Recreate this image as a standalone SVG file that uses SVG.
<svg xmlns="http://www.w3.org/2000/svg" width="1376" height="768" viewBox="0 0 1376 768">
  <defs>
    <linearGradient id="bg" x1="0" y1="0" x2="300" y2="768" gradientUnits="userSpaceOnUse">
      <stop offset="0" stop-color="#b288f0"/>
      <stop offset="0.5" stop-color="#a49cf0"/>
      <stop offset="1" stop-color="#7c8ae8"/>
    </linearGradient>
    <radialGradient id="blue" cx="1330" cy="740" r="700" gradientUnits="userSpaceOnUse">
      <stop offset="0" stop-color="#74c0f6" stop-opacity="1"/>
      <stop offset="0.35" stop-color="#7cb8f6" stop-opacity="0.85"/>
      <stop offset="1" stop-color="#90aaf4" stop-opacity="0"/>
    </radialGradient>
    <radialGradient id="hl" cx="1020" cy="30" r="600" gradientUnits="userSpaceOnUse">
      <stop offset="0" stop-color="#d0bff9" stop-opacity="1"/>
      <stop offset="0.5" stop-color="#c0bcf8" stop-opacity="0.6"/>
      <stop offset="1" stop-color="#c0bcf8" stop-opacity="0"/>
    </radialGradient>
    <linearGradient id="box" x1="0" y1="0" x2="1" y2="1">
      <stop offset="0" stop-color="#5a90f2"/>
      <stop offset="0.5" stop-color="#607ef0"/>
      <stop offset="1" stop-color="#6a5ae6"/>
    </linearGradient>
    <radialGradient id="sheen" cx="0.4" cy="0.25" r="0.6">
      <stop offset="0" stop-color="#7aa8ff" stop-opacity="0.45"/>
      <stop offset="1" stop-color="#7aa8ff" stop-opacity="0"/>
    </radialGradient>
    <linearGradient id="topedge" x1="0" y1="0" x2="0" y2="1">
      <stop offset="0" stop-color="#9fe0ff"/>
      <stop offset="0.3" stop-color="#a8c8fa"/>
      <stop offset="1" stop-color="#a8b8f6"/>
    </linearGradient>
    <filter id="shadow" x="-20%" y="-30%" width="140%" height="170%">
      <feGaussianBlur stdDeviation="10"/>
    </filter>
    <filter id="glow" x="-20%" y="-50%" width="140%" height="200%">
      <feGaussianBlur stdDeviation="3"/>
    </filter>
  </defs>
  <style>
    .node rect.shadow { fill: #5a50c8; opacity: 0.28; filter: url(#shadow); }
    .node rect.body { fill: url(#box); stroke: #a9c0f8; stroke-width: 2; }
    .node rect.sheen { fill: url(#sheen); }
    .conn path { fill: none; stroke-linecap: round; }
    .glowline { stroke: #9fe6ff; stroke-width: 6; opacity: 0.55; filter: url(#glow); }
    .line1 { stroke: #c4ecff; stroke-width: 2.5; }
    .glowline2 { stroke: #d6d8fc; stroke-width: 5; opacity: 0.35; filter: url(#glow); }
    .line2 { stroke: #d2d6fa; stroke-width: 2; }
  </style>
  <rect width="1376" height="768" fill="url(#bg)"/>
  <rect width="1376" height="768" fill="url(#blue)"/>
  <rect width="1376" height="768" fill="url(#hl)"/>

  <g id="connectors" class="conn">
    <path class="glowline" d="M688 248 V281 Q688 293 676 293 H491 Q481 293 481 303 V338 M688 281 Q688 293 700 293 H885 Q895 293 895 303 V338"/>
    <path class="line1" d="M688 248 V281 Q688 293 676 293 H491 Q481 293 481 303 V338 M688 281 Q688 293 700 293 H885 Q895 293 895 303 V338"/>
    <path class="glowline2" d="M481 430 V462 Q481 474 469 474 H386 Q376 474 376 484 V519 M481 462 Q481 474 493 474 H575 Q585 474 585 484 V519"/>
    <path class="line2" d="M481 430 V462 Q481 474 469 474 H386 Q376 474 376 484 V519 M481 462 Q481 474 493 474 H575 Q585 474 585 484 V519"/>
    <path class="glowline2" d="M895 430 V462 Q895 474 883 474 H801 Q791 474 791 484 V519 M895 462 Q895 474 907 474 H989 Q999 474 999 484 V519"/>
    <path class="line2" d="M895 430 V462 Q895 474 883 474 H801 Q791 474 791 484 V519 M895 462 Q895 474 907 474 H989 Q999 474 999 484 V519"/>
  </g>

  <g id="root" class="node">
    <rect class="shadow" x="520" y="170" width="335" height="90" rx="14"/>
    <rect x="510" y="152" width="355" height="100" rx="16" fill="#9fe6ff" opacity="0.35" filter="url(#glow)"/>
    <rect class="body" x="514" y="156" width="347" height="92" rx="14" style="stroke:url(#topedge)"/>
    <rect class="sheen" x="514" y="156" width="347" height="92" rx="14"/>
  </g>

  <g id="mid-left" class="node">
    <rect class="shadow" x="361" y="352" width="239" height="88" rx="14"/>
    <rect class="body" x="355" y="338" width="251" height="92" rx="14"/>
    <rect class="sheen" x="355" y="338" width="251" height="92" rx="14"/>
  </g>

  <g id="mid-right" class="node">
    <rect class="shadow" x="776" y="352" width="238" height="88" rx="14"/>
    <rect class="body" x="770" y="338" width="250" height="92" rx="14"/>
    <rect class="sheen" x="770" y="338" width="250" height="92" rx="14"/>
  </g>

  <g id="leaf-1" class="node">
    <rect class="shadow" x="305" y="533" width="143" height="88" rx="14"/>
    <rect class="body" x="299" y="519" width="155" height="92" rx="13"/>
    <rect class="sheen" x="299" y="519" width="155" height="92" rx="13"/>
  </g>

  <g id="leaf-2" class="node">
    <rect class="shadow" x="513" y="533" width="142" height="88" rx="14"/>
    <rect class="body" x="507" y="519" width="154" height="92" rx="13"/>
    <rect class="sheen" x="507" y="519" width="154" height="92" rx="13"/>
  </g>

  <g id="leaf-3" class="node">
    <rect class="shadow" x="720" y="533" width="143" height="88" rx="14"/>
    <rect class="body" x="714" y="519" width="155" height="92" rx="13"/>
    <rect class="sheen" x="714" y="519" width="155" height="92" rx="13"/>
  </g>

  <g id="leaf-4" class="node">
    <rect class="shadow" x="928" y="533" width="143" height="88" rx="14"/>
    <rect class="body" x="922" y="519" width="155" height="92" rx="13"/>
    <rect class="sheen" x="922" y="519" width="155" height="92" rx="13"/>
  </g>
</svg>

☆ ☆ ☆ ☆ ☆ ☆ ☆

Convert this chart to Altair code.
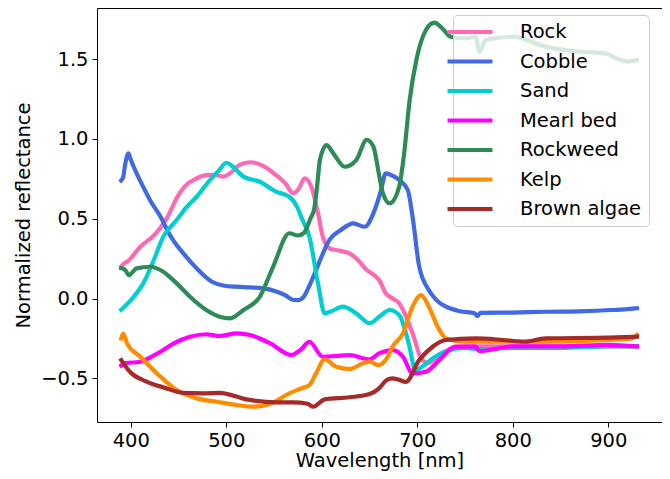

☆ ☆ ☆ ☆ ☆ ☆ ☆

Lines of the material that contain the word "this" are to be gathered.

Recreate this image as a standalone SVG file that uses SVG.
Convert this chart to Altair code.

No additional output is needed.